Dove diavolo sono finiti quei giorni? Dove diavolo é finita la mia ingenuitá, la mia spensieratezza?
Oggi scopro che la libertá dei grandi che sogni da piccolo, che accarezzi giornalmente vivendo un’ inconsapevole utopia non é altro che una grande fregatura, perché viene ad un prezzo che non si puó neanche capire, che ti strappa dalle piccole cose alle quali nemmeno ti rendevi conto di quanto avessi bisogno, ti schiaccia tra boccate di ossigeno delle quali puoi godere soltanto nella tua triste solitudine e che anche se condividerai con gli altri non sará mai incondizionatamente, non sará mai in modo totalmente disinteressato e sincero, nemmeno con la persona della tua vita, che della tua vita ha poi conosciuto soltanto una piccola parte e non ti potrá mai capire completamente, non capirá mai nemmeno l’importanza di due stupide caldarroste.
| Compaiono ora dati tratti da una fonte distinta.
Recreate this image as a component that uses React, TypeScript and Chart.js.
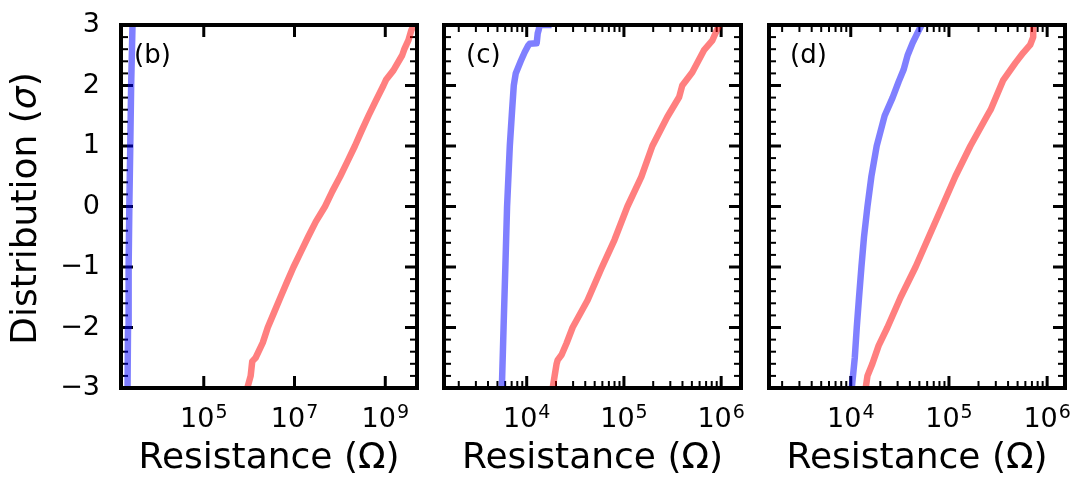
import { useEffect, useRef } from "react";
import { Chart, registerables } from "chart.js";

Chart.register(...registerables);

const FONT = "'DejaVu Sans', 'Liberation Sans', sans-serif";
const PAGE_H = 495;

// Probit axis (σ)
const SIGMA_MIN = -3;
const SIGMA_MAX = 3;
const SIGMA_TICKS = [-3, -2, -1, 0, 1, 2, 3];

// Panel (b): low- and high-resistance distributions
const bLowSigma = [-3, -2, -1, 0, 1, 2, 3];
const bLowRes = [2090, 2140, 2210, 2290, 2400, 2510, 2690];
const bHighSigma = [
  -3, -2.8, -2.56, -2.5, -2.25, -2, -1.75, -1.5, -1.25, -1, -0.75, -0.5, -0.25, 0,
  0.25, 0.5, 0.75, 1, 1.25, 1.5, 1.75, 2, 2.1, 2.25, 2.5, 2.6, 2.75, 2.9, 3,
];
const bHighRes = [
  9.1e5, 1.08e6, 1.17e6, 1.39e6, 2.0e6, 2.57e6, 3.55e6, 4.9e6, 6.8e6, 9.5e6, 1.38e7,
  2.0e7, 2.95e7, 4.7e7, 6.8e7, 1.02e8, 1.48e8, 2.14e8, 3.0e8, 4.27e8, 6.2e8, 9.1e8,
  1.05e9, 1.51e9, 2.36e9, 2.63e9, 3.24e9, 3.7e9, 4.2e9,
];

// Panel (c)
const cLowSigma = [-3, -2, -1, 0, 1, 1.6, 2.0, 2.2, 2.4, 2.55, 2.66, 2.69, 2.7, 2.86, 2.92, 3.0, 3.0];
const cLowRes = [
  5550, 5780, 6030, 6280, 6700, 7080, 7360, 7710, 8670, 9530, 10360, 10730, 12670, 12970,
  13280, 13590, 18030,
];
const cHighSigma = [
  -3, -2.8, -2.6, -2.54, -2.45, -2.26, -2, -1.55, -1.02, -0.55, 0, 0.49, 1, 1.48, 1.81, 2,
  2.22, 2.59, 2.74, 3,
];
const cHighRes = [
  18500, 19360, 20300, 20800, 22860, 25700, 29650, 42270, 58750, 80000, 108600, 151000,
  196000, 279000, 370000, 398000, 505000, 670000, 809000, 953000,
];

// Panel (d)
const dLowSigma = [-3, -2.5, -2, -1.5, -1, -0.5, 0, 0.5, 1, 1.5, 1.8, 2.06, 2.26, 2.5, 2.7, 2.87, 3];
const dLowRes = [
  10240, 10990, 11510, 12140, 12840, 13650, 14790, 16230, 18370, 22130, 26680, 30690, 34510,
  37930, 42570, 47860, 52610,
];
const dHighSigma = [-3, -2.8, -2.6, -2.3, -2, -1.5, -1, -0.5, 0, 0.5, 1, 1.5, 1.6, 2.09, 2.37, 2.54, 2.67, 2.8, 3];
const dHighRes = [
  14200, 14790, 16600, 19230, 23600, 32200, 45700, 62400, 85300, 116400, 165200, 245000,
  266000, 357300, 473200, 570200, 671000, 721000, 721000,
];

// Decade tick marks of the resistance axes
const bDecades = [1e5, 1e7, 1e9];
const cdDecades = [1e4, 1e5, 1e6];
const cdMinorDecades = [1e3, 1e4, 1e5];

const RED = "rgba(255, 0, 0, 0.5)";
const BLUE = "rgba(0, 0, 255, 0.5)";

type Panel = {
  id: string;
  label: string;
  left: number; // canvas left on the page
  width: number; // canvas width
  pad: { left: number; right: number };
  labelX: number; // page x of the panel tag
  xMin: number;
  xMax: number;
  majors: number[];
  minorDecades: number[];
  showY: boolean;
  low: [number[], number[]];
  high: [number[], number[]];
};

const PANELS: Panel[] = [
  {
    id: "b", label: "(b)", left: 0, width: 430, pad: { left: 0, right: 13 }, labelX: 134,
    xMin: 1500, xMax: 5.0e9, majors: bDecades, minorDecades: [], showY: true,
    low: [bLowSigma, bLowRes], high: [bHighSigma, bHighRes],
  },
  {
    id: "c", label: "(c)", left: 430, width: 330, pad: { left: 14, right: 19 }, labelX: 466,
    xMin: 1410, xMax: 1.6e6, majors: cdDecades, minorDecades: cdMinorDecades, showY: false,
    low: [cLowSigma, cLowRes], high: [cHighSigma, cHighRes],
  },
  {
    id: "d", label: "(d)", left: 760, width: 330, pad: { left: 9, right: 25 }, labelX: 790,
    xMin: 1470, xMax: 1.52e6, majors: cdDecades, minorDecades: cdMinorDecades, showY: false,
    low: [dLowSigma, dLowRes], high: [dHighSigma, dHighRes],
  },
];

const AREA_TOP = 25;
const AREA_BOTTOM = 388;
const Y_AXIS_W = 121;
const PAD_BOTTOM = 15;
const MAJOR_LEN = 12;
const MINOR_LEN = 7;
const TITLE_SIZE = 36;
const TICK_SIZE = 27;
const EXP_SIZE = 19;
const LINE_W = 6.5;
const Y_TITLE_X = 27;

const SUPERSCRIPT_SHIFT = 9;

function toPoints(sigma: number[], res: number[]) {
  return sigma.map((s, i) => ({ x: res[i], y: s }));
}

function minorSigmaTicks(): number[] {
  const out: number[] = [];
  for (let k = SIGMA_MIN * 5; k <= SIGMA_MAX * 5; k++) {
    if (k % 5 !== 0) out.push(k / 5);
  }
  return out;
}

function minorResTicks(decades: number[], min: number, max: number): number[] {
  const out: number[] = [];
  for (const d of decades) {
    for (let m = 2; m <= 9; m++) {
      const v = m * d;
      if (v > min && v < max) out.push(v);
    }
  }
  return out;
}

// Vertical axis title with an oblique sigma, as in math notation
function drawSigmaTitle(ctx: CanvasRenderingContext2D, cx: number, cy: number) {
  const parts: [string, string][] = [
    ["Distribution (", `${TITLE_SIZE}px ${FONT}`],
    ["σ", `oblique ${TITLE_SIZE}px ${FONT}`],
    [")", `${TITLE_SIZE}px ${FONT}`],
  ];
  let total = 0;
  const widths = parts.map(([t, f]) => {
    ctx.font = f;
    const w = ctx.measureText(t).width;
    total += w;
    return w;
  });
  ctx.save();
  ctx.translate(cx, cy);
  ctx.rotate(-Math.PI / 2);
  ctx.fillStyle = "#000";
  ctx.textBaseline = "middle";
  ctx.textAlign = "left";
  let x = -total / 2;
  parts.forEach(([t, f], i) => {
    ctx.font = f;
    ctx.fillText(t, x, 0);
    x += widths[i];
  });
  ctx.restore();
}

function makeDecor(panel: Panel) {
  const sigmaMinor = minorSigmaTicks();
  const resMinor = minorResTicks(panel.minorDecades, panel.xMin, panel.xMax);
  return {
    id: "panelDecor",
    beforeDatasetsDraw(chart: Chart) {
      const { ctx, chartArea: a } = chart;
      const xs = chart.scales.x;
      const ys = chart.scales.y;
      ctx.save();
      ctx.strokeStyle = "#000";
      ctx.lineCap = "butt";
      const seg = (x1: number, y1: number, x2: number, y2: number, w: number) => {
        ctx.lineWidth = w;
        ctx.beginPath();
        ctx.moveTo(x1, y1);
        ctx.lineTo(x2, y2);
        ctx.stroke();
      };
      for (const v of SIGMA_TICKS) {
        const y = ys.getPixelForValue(v);
        seg(a.left, y, a.left + MAJOR_LEN, y, 3);
        seg(a.right, y, a.right - MAJOR_LEN, y, 3);
      }
      for (const v of sigmaMinor) {
        const y = ys.getPixelForValue(v);
        seg(a.left, y, a.left + MINOR_LEN, y, 2);
        seg(a.right, y, a.right - MINOR_LEN, y, 2);
      }
      for (const v of panel.majors) {
        const x = xs.getPixelForValue(v);
        seg(x, a.bottom, x, a.bottom - MAJOR_LEN, 3);
        seg(x, a.top, x, a.top + MAJOR_LEN, 3);
      }
      for (const v of resMinor) {
        const x = xs.getPixelForValue(v);
        seg(x, a.bottom, x, a.bottom - MINOR_LEN, 2);
        seg(x, a.top, x, a.top + MINOR_LEN, 2);
      }
      ctx.restore();
    },
    afterDatasetsDraw(chart: Chart) {
      const { ctx, chartArea: a } = chart;
      const xs = chart.scales.x;
      ctx.save();
      // axes frame
      ctx.strokeStyle = "#000";
      ctx.lineWidth = 4;
      ctx.strokeRect(a.left, a.top, a.right - a.left, a.bottom - a.top);

      // panel tag
      ctx.fillStyle = "#000";
      ctx.textBaseline = "alphabetic";
      ctx.textAlign = "left";
      ctx.font = `26px ${FONT}`;
      ctx.fillText(panel.label, panel.labelX - panel.left, 63);

      // decade labels 10^n
      for (const v of panel.majors) {
        const x = xs.getPixelForValue(v);
        const exp = String(Math.round(Math.log10(v)));
        ctx.font = `${TICK_SIZE}px ${FONT}`;
        const wb = ctx.measureText("10").width;
        ctx.font = `${EXP_SIZE}px ${FONT}`;
        const we = ctx.measureText(exp).width;
        const x0 = x - (wb + we + 1) / 2;
        ctx.font = `${TICK_SIZE}px ${FONT}`;
        ctx.fillText("10", x0, 427);
        ctx.font = `${EXP_SIZE}px ${FONT}`;
        ctx.fillText(exp, x0 + wb + 1, 427 - SUPERSCRIPT_SHIFT);
      }
      ctx.restore();

      if (panel.showY) {
        drawSigmaTitle(ctx, Y_TITLE_X, (a.top + a.bottom) / 2 + 2);
      }
    },
  };
}

function PanelChart({ panel }: { panel: Panel }) {
  const ref = useRef<HTMLCanvasElement>(null);

  useEffect(() => {
    const canvas = ref.current;
    if (!canvas) return;
    const xAxisH = PAGE_H - PAD_BOTTOM - AREA_BOTTOM;
    const chart = new Chart(canvas, {
      type: "scatter",
      data: {
        datasets: [
          {
            data: toPoints(panel.high[0], panel.high[1]),
            borderColor: RED,
            backgroundColor: RED,
            borderWidth: LINE_W,
            borderJoinStyle: "round",
            showLine: true,
            pointRadius: 0,
            pointHoverRadius: 0,
            clip: 0,
          },
          {
            data: toPoints(panel.low[0], panel.low[1]),
            borderColor: BLUE,
            backgroundColor: BLUE,
            borderWidth: LINE_W,
            borderJoinStyle: "round",
            showLine: true,
            pointRadius: 0,
            pointHoverRadius: 0,
            clip: 0,
          },
        ],
      },
      options: {
        responsive: false,
        animation: false,
        events: [],
        layout: {
          padding: { left: panel.pad.left, right: panel.pad.right, top: AREA_TOP, bottom: PAD_BOTTOM },
        },
        plugins: {
          legend: { display: false },
          tooltip: { enabled: false },
        },
        scales: {
          x: {
            type: "logarithmic",
            min: panel.xMin,
            max: panel.xMax,
            grid: { display: false, drawTicks: false, tickLength: 0 },
            border: { display: false },
            ticks: { display: false },
            title: {
              display: true,
              text: "Resistance (Ω)",
              color: "#000",
              font: { family: FONT, size: TITLE_SIZE },
              padding: { top: 0, bottom: 0 },
            },
            afterFit: (s: any) => {
              s.height = xAxisH;
            },
          },
          y: {
            type: "linear",
            min: SIGMA_MIN,
            max: SIGMA_MAX,
            display: panel.showY,
            grid: { display: false, drawTicks: false, tickLength: 0 },
            border: { display: false },
            ticks: {
              stepSize: 1,
              color: "#000",
              padding: 21,
              font: { family: FONT, size: TICK_SIZE },
              callback: (v: any) => (Number(v) < 0 ? "\u2212" + Math.abs(Number(v)) : String(v)),
            },
            title: { display: false },
            afterFit: (s: any) => {
              s.width = panel.showY ? Y_AXIS_W : 0;
              // keep the plot frame where the layout padding puts it
              s.paddingTop = 0;
              s.paddingBottom = 0;
            },
          },
        },
      },
      plugins: [makeDecor(panel)],
    });
    return () => chart.destroy();
  }, [panel]);

  return (
    <canvas
      ref={ref}
      width={panel.width}
      height={PAGE_H}
      style={{ position: "absolute", left: panel.left, top: 0, width: panel.width, height: PAGE_H }}
    />
  );
}

export default function App() {
  return (
    <div style={{ position: "absolute", left: 0, top: 0, width: 1090, height: PAGE_H, background: "#fff" }}>
      {PANELS.map((p) => (
        <PanelChart key={p.id} panel={p} />
      ))}
    </div>
  );
}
Eh cosí stamattina mi sono svegliato, ancora stordito dal cambio dell’ora, ed una volta realizzato dove mi trovavo e cosa mi aspettava nella mia giornata lavorativa, per un attimo ho raccolto la testa tra le mani e ho sperato che tornando a letto sarei poi stato svegliato da mia madre che strillava per farmi scendere a bere la tazza di latte caldo con i cereali, che mi avrebbe raggiunto correndo fino a metá strada verso scuola nel caso poi avessi dimenticato la merenda, che al mio ritorno mi avrebbe preparato pure il pranzo, e poi in serata pure la cena, e mi avrebbe anche vestito e lavato e io non avrei dovuto fare assolutamente niente perché andavo benissimo cosí com’ero, e da me non ci si aspettava niente se non che fossi un bravo bambino. E non che dopo 6 ore dal mio risveglio ho giá sulle spalle due meeting a base di calcoli assurdi su proiezioni di budget per i prossimi 13 mesi in una lingua che non é nemmeno la mia, e che da qui a piú infinito mi dovró preparare colazioni, pranzi e cene, e vestirmi e lavarmi e che nessun’altro lo fará al posto mio, e nemmeno lo voglio perché sono benissimo capace di farlo da solo ed é proprio qui il punto!
Ma fanculo, é tutta colpa delle caldarroste, non voglio piú vedere una singola caldarrosta per tutta la mia vita!